Print the listing from its top line through the line containing "const gridColor = '#8c8c8c';", nothing more, and leave out the pictures.

- [Given information]
---------------

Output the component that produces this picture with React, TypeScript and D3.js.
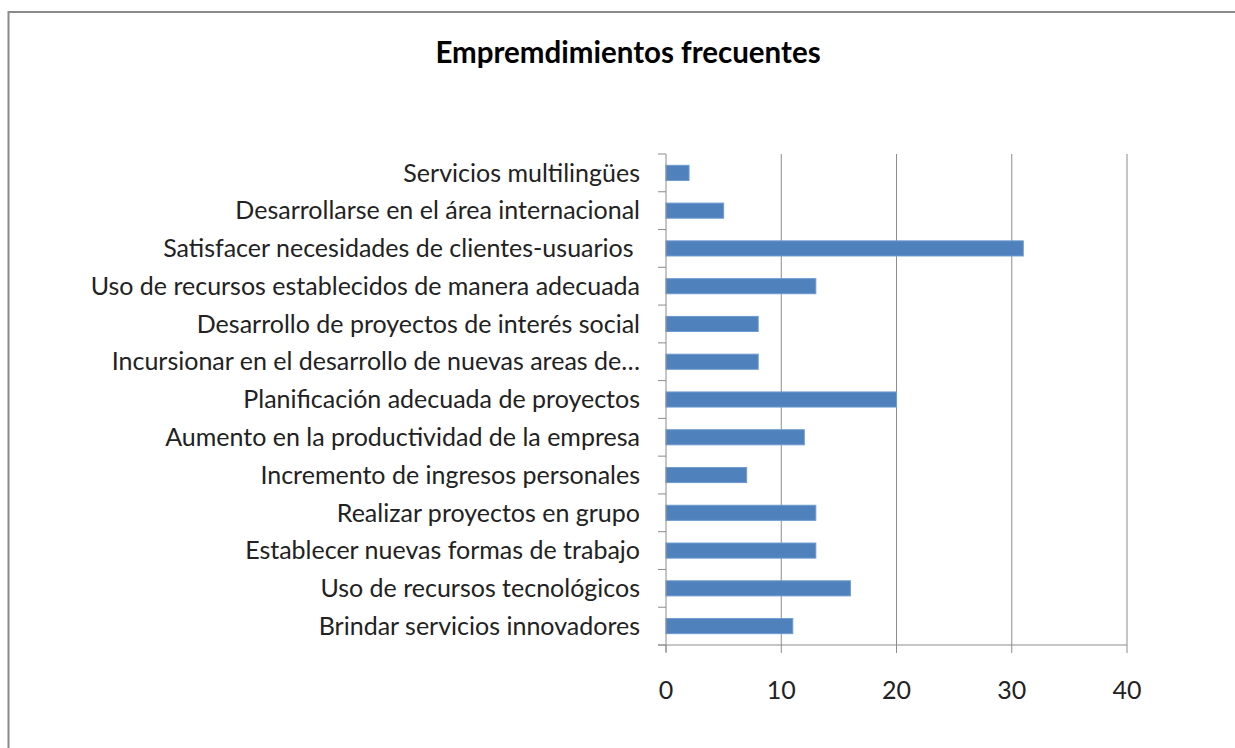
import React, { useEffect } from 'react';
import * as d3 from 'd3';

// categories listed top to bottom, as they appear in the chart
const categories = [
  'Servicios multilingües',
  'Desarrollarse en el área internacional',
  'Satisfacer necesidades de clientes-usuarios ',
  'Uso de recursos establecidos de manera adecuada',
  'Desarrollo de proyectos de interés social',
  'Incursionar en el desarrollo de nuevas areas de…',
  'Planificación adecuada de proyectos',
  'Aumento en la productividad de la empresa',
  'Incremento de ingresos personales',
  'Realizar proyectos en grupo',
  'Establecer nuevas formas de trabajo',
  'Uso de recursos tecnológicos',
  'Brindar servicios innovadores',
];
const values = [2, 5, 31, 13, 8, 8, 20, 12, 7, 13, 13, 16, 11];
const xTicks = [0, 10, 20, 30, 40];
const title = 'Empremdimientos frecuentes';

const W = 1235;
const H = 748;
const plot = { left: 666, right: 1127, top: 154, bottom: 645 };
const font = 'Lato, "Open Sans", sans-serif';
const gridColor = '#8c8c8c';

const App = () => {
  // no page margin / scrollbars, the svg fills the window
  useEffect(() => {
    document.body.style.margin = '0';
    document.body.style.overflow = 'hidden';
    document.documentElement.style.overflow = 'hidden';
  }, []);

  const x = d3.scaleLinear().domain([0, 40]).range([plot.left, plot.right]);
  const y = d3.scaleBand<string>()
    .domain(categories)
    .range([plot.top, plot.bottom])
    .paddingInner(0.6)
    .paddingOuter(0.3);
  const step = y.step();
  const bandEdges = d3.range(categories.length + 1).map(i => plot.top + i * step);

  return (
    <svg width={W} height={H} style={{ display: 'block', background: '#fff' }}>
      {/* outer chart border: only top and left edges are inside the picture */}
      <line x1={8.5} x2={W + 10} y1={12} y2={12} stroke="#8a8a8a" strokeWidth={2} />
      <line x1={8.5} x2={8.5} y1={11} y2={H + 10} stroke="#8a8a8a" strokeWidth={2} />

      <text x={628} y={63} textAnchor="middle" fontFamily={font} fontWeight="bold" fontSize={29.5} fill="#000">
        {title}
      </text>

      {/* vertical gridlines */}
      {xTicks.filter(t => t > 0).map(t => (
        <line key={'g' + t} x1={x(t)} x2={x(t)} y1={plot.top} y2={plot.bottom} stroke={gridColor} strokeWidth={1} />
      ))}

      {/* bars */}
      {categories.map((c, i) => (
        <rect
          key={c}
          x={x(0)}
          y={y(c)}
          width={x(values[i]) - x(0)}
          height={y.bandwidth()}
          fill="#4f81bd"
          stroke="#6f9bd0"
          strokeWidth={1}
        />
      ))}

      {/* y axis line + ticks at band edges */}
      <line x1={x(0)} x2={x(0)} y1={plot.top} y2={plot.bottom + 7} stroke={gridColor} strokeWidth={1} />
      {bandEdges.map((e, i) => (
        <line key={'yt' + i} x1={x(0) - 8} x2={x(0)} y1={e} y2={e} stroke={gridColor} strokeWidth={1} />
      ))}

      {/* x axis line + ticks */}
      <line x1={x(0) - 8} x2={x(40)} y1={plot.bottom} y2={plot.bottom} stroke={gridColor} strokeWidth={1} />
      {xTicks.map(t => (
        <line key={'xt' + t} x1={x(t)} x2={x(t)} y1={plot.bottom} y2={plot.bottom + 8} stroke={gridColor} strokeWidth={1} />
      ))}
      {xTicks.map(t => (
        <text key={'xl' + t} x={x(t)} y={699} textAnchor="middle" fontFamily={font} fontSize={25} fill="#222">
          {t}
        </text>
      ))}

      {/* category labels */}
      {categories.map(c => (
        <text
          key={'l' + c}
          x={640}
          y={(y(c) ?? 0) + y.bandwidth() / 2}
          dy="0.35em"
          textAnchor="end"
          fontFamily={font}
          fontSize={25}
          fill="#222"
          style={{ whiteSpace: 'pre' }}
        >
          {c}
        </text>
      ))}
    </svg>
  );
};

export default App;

---------------

- [Problem solution]
Output the component that produces this picture with React, TypeScript and D3.js.
import React, { useEffect } from 'react';
import * as d3 from 'd3';

// categories listed top to bottom, as they appear in the chart
const categories = [
  'Servicios multilingües',
  'Desarrollarse en el área internacional',
  'Satisfacer necesidades de clientes-usuarios ',
  'Uso de recursos establecidos de manera adecuada',
  'Desarrollo de proyectos de interés social',
  'Incursionar en el desarrollo de nuevas areas de…',
  'Planificación adecuada de proyectos',
  'Aumento en la productividad de la empresa',
  'Incremento de ingresos personales',
  'Realizar proyectos en grupo',
  'Establecer nuevas formas de trabajo',
  'Uso de recursos tecnológicos',
  'Brindar servicios innovadores',
];
const values = [2, 5, 31, 13, 8, 8, 20, 12, 7, 13, 13, 16, 11];
const xTicks = [0, 10, 20, 30, 40];
const title = 'Empremdimientos frecuentes';

const W = 1235;
const H = 748;
const plot = { left: 666, right: 1127, top: 154, bottom: 645 };
const font = 'Lato, "Open Sans", sans-serif';
const gridColor = '#8c8c8c';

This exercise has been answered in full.